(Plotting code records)
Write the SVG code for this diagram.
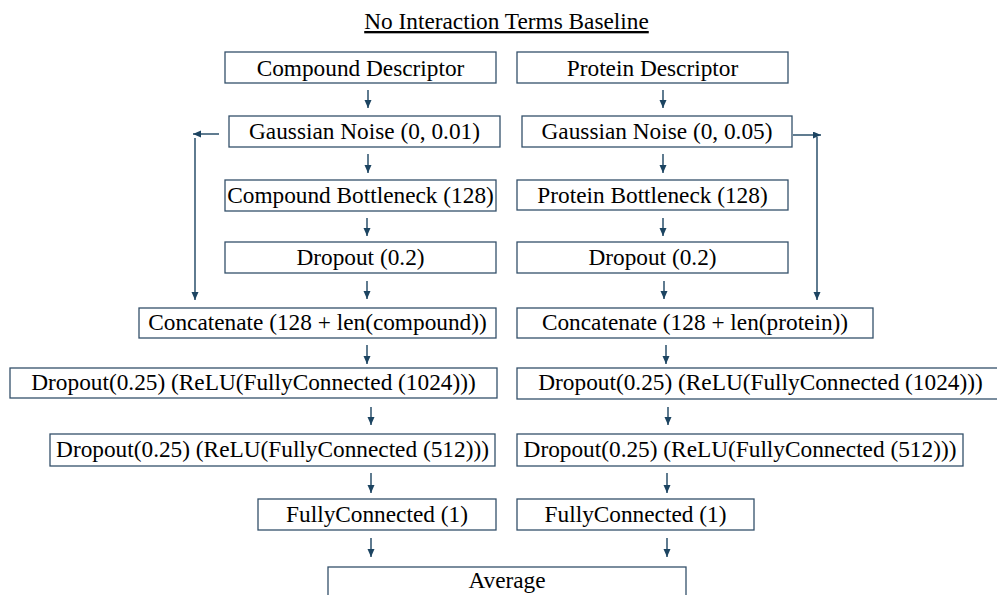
<svg xmlns="http://www.w3.org/2000/svg" width="997" height="595" viewBox="0 0 997 595">
<defs>
<marker id="ah" markerUnits="userSpaceOnUse" markerWidth="9" markerHeight="8" refX="8" refY="3.5" orient="auto">
<path d="M0,0 L8,3.5 L0,7 z" fill="#1c4461"/>
</marker>
<style>
.box{fill:#ffffff;stroke:#34506a;stroke-width:1.3}
.t{font-size:23.3px;fill:#000;text-anchor:middle}
.c{fill:none;stroke:#1c4461;stroke-width:1.4;marker-end:url(#ah)}
</style>
</defs>
<rect width="997" height="595" fill="#ffffff"/>
<g font-family="Liberation Serif, Times New Roman, DejaVu Serif, serif">
<text class="t" x="506.5" y="29" text-decoration="underline">No Interaction Terms Baseline</text>

<g id="connectors">
<path class="c" d="M368,90 V108"/>
<path class="c" d="M368,154 V173"/>
<path class="c" d="M367,218 V236"/>
<path class="c" d="M367,281 V299"/>
<path class="c" d="M367,345 V364"/>
<path class="c" d="M371,407 V425"/>
<path class="c" d="M371,473 V493"/>
<path class="c" d="M371,538 V557"/>
<path class="c" d="M663,90 V108"/>
<path class="c" d="M663,154 V173"/>
<path class="c" d="M663,218 V236"/>
<path class="c" d="M664,281 V299"/>
<path class="c" d="M666,345 V364"/>
<path class="c" d="M668,407 V425"/>
<path class="c" d="M667,473 V493"/>
<path class="c" d="M667,538 V557"/>
<path class="c" d="M219,134 H193"/>
<path class="c" d="M195,138 V300"/>
<path class="c" d="M793,135 H821"/>
<path class="c" d="M817,137 V300"/>
</g>

<g id="compound-descriptor"><rect class="box" x="225" y="52" width="271" height="31"/><text class="t" x="360.5" y="75.5">Compound Descriptor</text></g>
<g id="compound-noise"><rect class="box" x="229" y="116" width="271" height="31"/><text class="t" x="364.5" y="139">Gaussian Noise (0, 0.01)</text></g>
<g id="compound-bottleneck"><rect class="box" x="225" y="180" width="271" height="31"/><text class="t" x="360.5" y="203">Compound Bottleneck (128)</text></g>
<g id="compound-dropout"><rect class="box" x="225" y="242" width="271" height="31"/><text class="t" x="360.5" y="265">Dropout (0.2)</text></g>
<g id="compound-concat"><rect class="box" x="139" y="308" width="357" height="30"/><text class="t" x="317.5" y="330">Concatenate (128 + len(compound))</text></g>
<g id="compound-fc1024"><rect class="box" x="10" y="368" width="487" height="30"/><text class="t" x="253.5" y="390">Dropout(0.25) (ReLU(FullyConnected (1024)))</text></g>
<g id="compound-fc512"><rect class="box" x="50" y="434" width="445" height="32"/><text class="t" x="272.5" y="457">Dropout(0.25) (ReLU(FullyConnected (512)))</text></g>
<g id="compound-fc1"><rect class="box" x="258" y="499" width="238" height="31"/><text class="t" x="377" y="522">FullyConnected (1)</text></g>

<g id="protein-descriptor"><rect class="box" x="517" y="52" width="271" height="31"/><text class="t" x="652.5" y="75.5">Protein Descriptor</text></g>
<g id="protein-noise"><rect class="box" x="522" y="116" width="270" height="31"/><text class="t" x="657" y="139">Gaussian Noise (0, 0.05)</text></g>
<g id="protein-bottleneck"><rect class="box" x="517" y="180" width="271" height="30"/><text class="t" x="652.5" y="203">Protein Bottleneck (128)</text></g>
<g id="protein-dropout"><rect class="box" x="517" y="242" width="271" height="31"/><text class="t" x="652.5" y="265">Dropout (0.2)</text></g>
<g id="protein-concat"><rect class="box" x="517" y="308" width="356" height="30"/><text class="t" x="695" y="330">Concatenate (128 + len(protein))</text></g>
<g id="protein-fc1024"><rect class="box" x="517" y="368" width="490" height="31"/><text class="t" x="760.5" y="390">Dropout(0.25) (ReLU(FullyConnected (1024)))</text></g>
<g id="protein-fc512"><rect class="box" x="517" y="434" width="446" height="32"/><text class="t" x="740" y="457">Dropout(0.25) (ReLU(FullyConnected (512)))</text></g>
<g id="protein-fc1"><rect class="box" x="517" y="499" width="237" height="31"/><text class="t" x="635.5" y="522">FullyConnected (1)</text></g>

<g id="average"><rect class="box" x="328" y="567" width="358" height="40"/><text class="t" x="507" y="588">Average</text></g>
</g>
</svg>
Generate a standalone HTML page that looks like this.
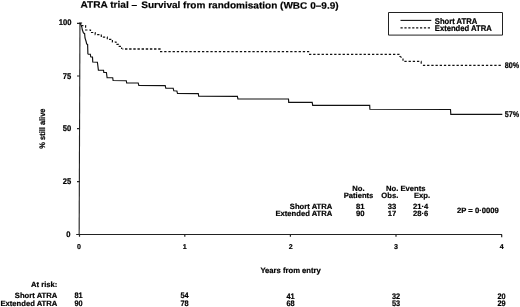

### Aim
Write out every entry again word for word, without any of the pictures.

### Written response
Write the SVG code for this diagram.
<svg xmlns="http://www.w3.org/2000/svg" width="997" height="595" viewBox="0 0 997 595">
<defs>
<marker id="ah" markerUnits="userSpaceOnUse" markerWidth="9" markerHeight="8" refX="8" refY="3.5" orient="auto">
<path d="M0,0 L8,3.5 L0,7 z" fill="#1c4461"/>
</marker>
<style>
.box{fill:#ffffff;stroke:#34506a;stroke-width:1.3}
.t{font-size:23.3px;fill:#000;text-anchor:middle}
.c{fill:none;stroke:#1c4461;stroke-width:1.4;marker-end:url(#ah)}
</style>
</defs>
<rect width="997" height="595" fill="#ffffff"/>
<g font-family="Liberation Serif, Times New Roman, DejaVu Serif, serif">
<text class="t" x="506.5" y="29" text-decoration="underline">No Interaction Terms Baseline</text>

<g id="connectors">
<path class="c" d="M368,90 V108"/>
<path class="c" d="M368,154 V173"/>
<path class="c" d="M367,218 V236"/>
<path class="c" d="M367,281 V299"/>
<path class="c" d="M367,345 V364"/>
<path class="c" d="M371,407 V425"/>
<path class="c" d="M371,473 V493"/>
<path class="c" d="M371,538 V557"/>
<path class="c" d="M663,90 V108"/>
<path class="c" d="M663,154 V173"/>
<path class="c" d="M663,218 V236"/>
<path class="c" d="M664,281 V299"/>
<path class="c" d="M666,345 V364"/>
<path class="c" d="M668,407 V425"/>
<path class="c" d="M667,473 V493"/>
<path class="c" d="M667,538 V557"/>
<path class="c" d="M219,134 H193"/>
<path class="c" d="M195,138 V300"/>
<path class="c" d="M793,135 H821"/>
<path class="c" d="M817,137 V300"/>
</g>

<g id="compound-descriptor"><rect class="box" x="225" y="52" width="271" height="31"/><text class="t" x="360.5" y="75.5">Compound Descriptor</text></g>
<g id="compound-noise"><rect class="box" x="229" y="116" width="271" height="31"/><text class="t" x="364.5" y="139">Gaussian Noise (0, 0.01)</text></g>
<g id="compound-bottleneck"><rect class="box" x="225" y="180" width="271" height="31"/><text class="t" x="360.5" y="203">Compound Bottleneck (128)</text></g>
<g id="compound-dropout"><rect class="box" x="225" y="242" width="271" height="31"/><text class="t" x="360.5" y="265">Dropout (0.2)</text></g>
<g id="compound-concat"><rect class="box" x="139" y="308" width="357" height="30"/><text class="t" x="317.5" y="330">Concatenate (128 + len(compound))</text></g>
<g id="compound-fc1024"><rect class="box" x="10" y="368" width="487" height="30"/><text class="t" x="253.5" y="390">Dropout(0.25) (ReLU(FullyConnected (1024)))</text></g>
<g id="compound-fc512"><rect class="box" x="50" y="434" width="445" height="32"/><text class="t" x="272.5" y="457">Dropout(0.25) (ReLU(FullyConnected (512)))</text></g>
<g id="compound-fc1"><rect class="box" x="258" y="499" width="238" height="31"/><text class="t" x="377" y="522">FullyConnected (1)</text></g>

<g id="protein-descriptor"><rect class="box" x="517" y="52" width="271" height="31"/><text class="t" x="652.5" y="75.5">Protein Descriptor</text></g>
<g id="protein-noise"><rect class="box" x="522" y="116" width="270" height="31"/><text class="t" x="657" y="139">Gaussian Noise (0, 0.05)</text></g>
<g id="protein-bottleneck"><rect class="box" x="517" y="180" width="271" height="30"/><text class="t" x="652.5" y="203">Protein Bottleneck (128)</text></g>
<g id="protein-dropout"><rect class="box" x="517" y="242" width="271" height="31"/><text class="t" x="652.5" y="265">Dropout (0.2)</text></g>
<g id="protein-concat"><rect class="box" x="517" y="308" width="356" height="30"/><text class="t" x="695" y="330">Concatenate (128 + len(protein))</text></g>
<g id="protein-fc1024"><rect class="box" x="517" y="368" width="490" height="31"/><text class="t" x="760.5" y="390">Dropout(0.25) (ReLU(FullyConnected (1024)))</text></g>
<g id="protein-fc512"><rect class="box" x="517" y="434" width="446" height="32"/><text class="t" x="740" y="457">Dropout(0.25) (ReLU(FullyConnected (512)))</text></g>
<g id="protein-fc1"><rect class="box" x="517" y="499" width="237" height="31"/><text class="t" x="635.5" y="522">FullyConnected (1)</text></g>

<g id="average"><rect class="box" x="328" y="567" width="358" height="40"/><text class="t" x="507" y="588">Average</text></g>
</g>
</svg>
Generate a standalone HTML page that looks like this.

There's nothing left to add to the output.